- Keywords August Goose Hunting
- Category Articles
- Region North Dakota
- Prostaff Member Jon Boyd
North Dakota Game and Fish Biologist Doug Leier Reports:
With back-to-school ads, high school sports and college students all shifting from summer into fall mode, I've started to hear some anglers transition from summer fishing to hunting talk.
Which isn't all that surprising considering the early Canada goose season opens Aug. 15. What may be surprising is that this early season for resident geese has become somewhat of a staple of fall within a fairly short period of time.
In 1988, the U.S. Fish and Wildlife Service's annual spring waterfowl survey indicated about 18,000 resident Canada geese observed in North Dakota. In recent years that number is over 300,000.
Many North Dakota hunters can still remember a time in the 1960s when just seeing a Canada goose was a noteworthy occurrence, especially the large giant Canadas that today are the focus of the early season. At that time, the state had a mere 100 wild breeding pairs.
Following a couple of decades of a multi-pronged approach to raising and restoring Canada goose populations across the prairie, by 1993 around 20,000 resident Canada geese dotted the state's landscape. That was the year the current wet cycle took off, with rain and snow runoff recharging wetlands that were dry for years.
With revitalized habitat conditions, resident Canada geese - the birds that nest and raise their young in North Dakota - responded accordingly.
To account for the rapidly increasing goose population, Game and Fish first suspended relocation efforts, then opened up areas that were previously closed to hunting of Canada geese. Then came the first early goose season in southeastern North Dakota in 1999, and in 2002 landowners were allowed to apply for permits to directly kill or destroy nests of birds which were causing depredation in early spring and summer.
For the past several years, Aug. 15 has become somewhat of the standard early goose opener, though lack of harvested crops for field hunting in some years can limit hunter interest, as can abundant mosquitoes and late summer heat that are typically not issues on chilled October mornings. But still, the opportunity is there for hunters who are willing to take on the elements.
The days from Aug. 15-31 are considered as part of a "management take" and do not count against the state's allotment of goose hunting days under federal goose season frameworks. Starting Sept. 1 the early goose days do count against the federal framework days.
Several years ago Game and Fish decided to end the early season in the Missouri River zone a week earlier than the rest of the state. By doing that, it provided an extra seven days of Canada goose hunting at the end of the season in that zone, which in some years has plentiful hunting opportunities in late December as tens of thousands of Canada geese may stage on the Missouri River or Lake Sakakawea until severe winter weather drives most of them south.

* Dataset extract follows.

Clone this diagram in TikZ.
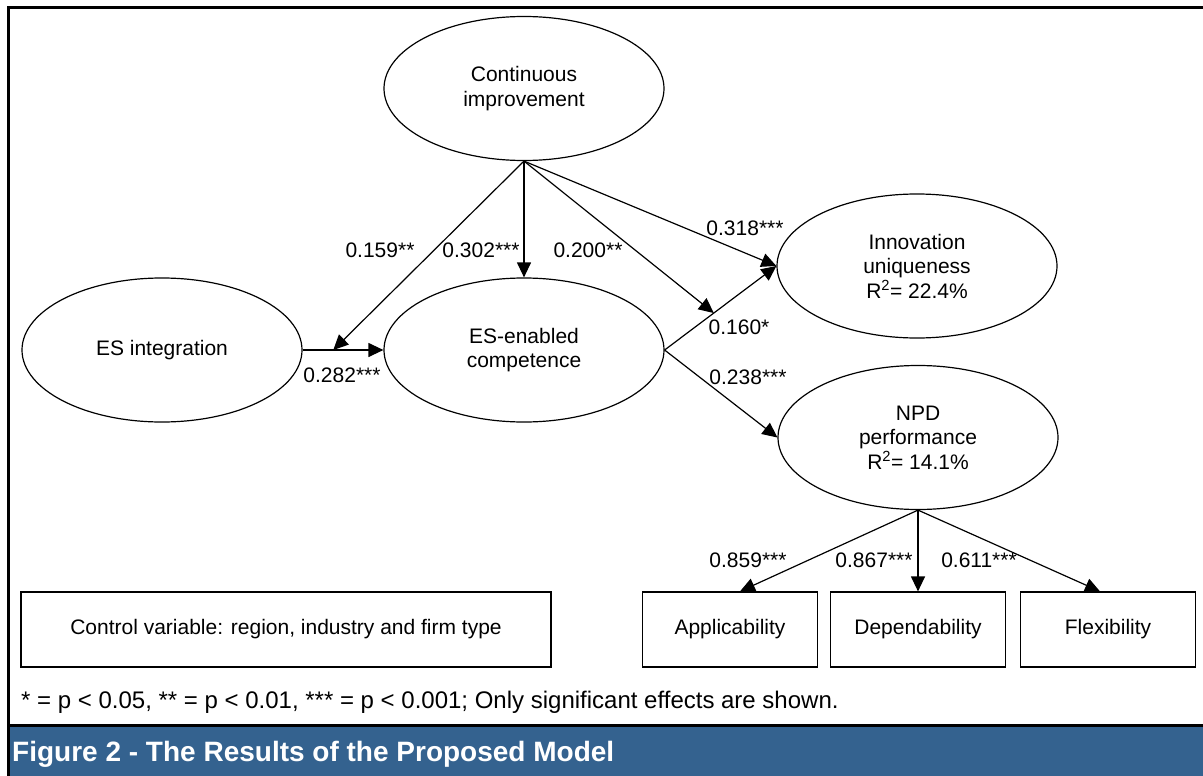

In the rest of the state, the philosophy is that there are a lot more goose hunting opportunities that extra week in mid-September, than would consistently be available in later December.
Because of the limit on goose hunting days after Sept. 1, extending the season into August was one of the only remaining viable options for adding more hunter harvest into the giant Canada goose population management equation. And for the most part, the early season is helping keep that population in check.
Hunting geese in August isn't necessarily for everyone, but a lot of waterfowl hunters are sure starting to look forward to it.